Indeed, Aussies were growing rich.

But that has changed. There are signs the gravy train is nearing the end of the line…

Europe’s recession is a long way from Australia. The dismal growth in the U.S. is not exactly in its backyard either. Yet both of those economies are heavy importers from China. They slow down, China slows down.

At the same time, the Chinese government has been unsuccessful in convincing its population to rush out and spend their saved yuan.

And end-demand in other countries has been slowing, backing up all the way to the sources of commodities, like Australia.

This is the exact logic we have been discussing for over a year now whenever someone brings up currencies, and particularly the currencies of natural resource-based economies.

In fact, over the past eighteen months we’ve been at several functions with one particular commodity trader who is absolutely convinced the Aussie dollar is the place to be. No matter what we said, he was bent on telling everyone that selling U.S. dollars to buy Aussie dollars was a great trade.

A slowdown in Europe? Who cares!

Slack Chinese demand? They’ve got more people moving to cities, it will take care of itself!

Sluggish U.S. economy?
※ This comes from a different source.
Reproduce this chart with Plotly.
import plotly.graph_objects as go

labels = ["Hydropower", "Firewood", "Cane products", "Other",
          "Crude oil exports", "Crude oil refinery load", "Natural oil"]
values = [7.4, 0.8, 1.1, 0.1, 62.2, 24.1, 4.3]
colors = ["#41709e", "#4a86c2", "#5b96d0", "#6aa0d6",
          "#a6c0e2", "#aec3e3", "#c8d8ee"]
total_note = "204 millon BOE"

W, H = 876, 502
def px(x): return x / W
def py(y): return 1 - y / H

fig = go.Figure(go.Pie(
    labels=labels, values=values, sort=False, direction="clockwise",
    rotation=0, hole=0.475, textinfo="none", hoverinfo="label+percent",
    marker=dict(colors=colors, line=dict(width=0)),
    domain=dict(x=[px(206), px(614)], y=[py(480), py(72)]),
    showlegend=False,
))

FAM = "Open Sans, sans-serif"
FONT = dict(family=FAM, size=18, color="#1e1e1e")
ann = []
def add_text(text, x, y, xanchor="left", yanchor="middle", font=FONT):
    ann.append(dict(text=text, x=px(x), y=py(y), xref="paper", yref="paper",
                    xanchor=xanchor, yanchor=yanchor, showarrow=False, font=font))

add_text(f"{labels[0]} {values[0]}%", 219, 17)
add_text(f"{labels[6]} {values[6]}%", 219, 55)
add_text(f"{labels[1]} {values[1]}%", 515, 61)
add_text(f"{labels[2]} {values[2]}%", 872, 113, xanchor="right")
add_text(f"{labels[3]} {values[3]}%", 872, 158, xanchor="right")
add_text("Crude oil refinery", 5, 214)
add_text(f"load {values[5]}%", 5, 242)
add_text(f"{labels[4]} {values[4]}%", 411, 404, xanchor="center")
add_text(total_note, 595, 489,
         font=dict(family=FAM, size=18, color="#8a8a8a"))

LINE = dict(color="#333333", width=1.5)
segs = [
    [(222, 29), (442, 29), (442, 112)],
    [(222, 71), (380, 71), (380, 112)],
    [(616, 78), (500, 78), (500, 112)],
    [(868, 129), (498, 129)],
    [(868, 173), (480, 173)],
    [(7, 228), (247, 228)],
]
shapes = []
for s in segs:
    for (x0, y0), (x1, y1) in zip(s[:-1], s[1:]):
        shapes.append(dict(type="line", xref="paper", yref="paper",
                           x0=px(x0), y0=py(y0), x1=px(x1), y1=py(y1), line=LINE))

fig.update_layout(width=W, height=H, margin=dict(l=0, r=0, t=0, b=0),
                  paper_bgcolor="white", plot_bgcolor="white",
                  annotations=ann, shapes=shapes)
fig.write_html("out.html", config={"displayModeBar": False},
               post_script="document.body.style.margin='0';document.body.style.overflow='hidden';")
The Fed’s on the case!

There was always some explanation of how or why the long Aussie dollar trade would work out. And now it hasn’t.

The Aussie dollar has fallen through parity with the U.S. dollar and is sitting in the mid-90 cents range. The reasons are clear, and are exactly what we have been forecasting.

Our expectation is that the Aussie dollar has further to fall, as does the Canadian dollar, which is only starting to crack.

As for the currency trader, maybe he can use all those Aussie dollars to buy Foster’s beer.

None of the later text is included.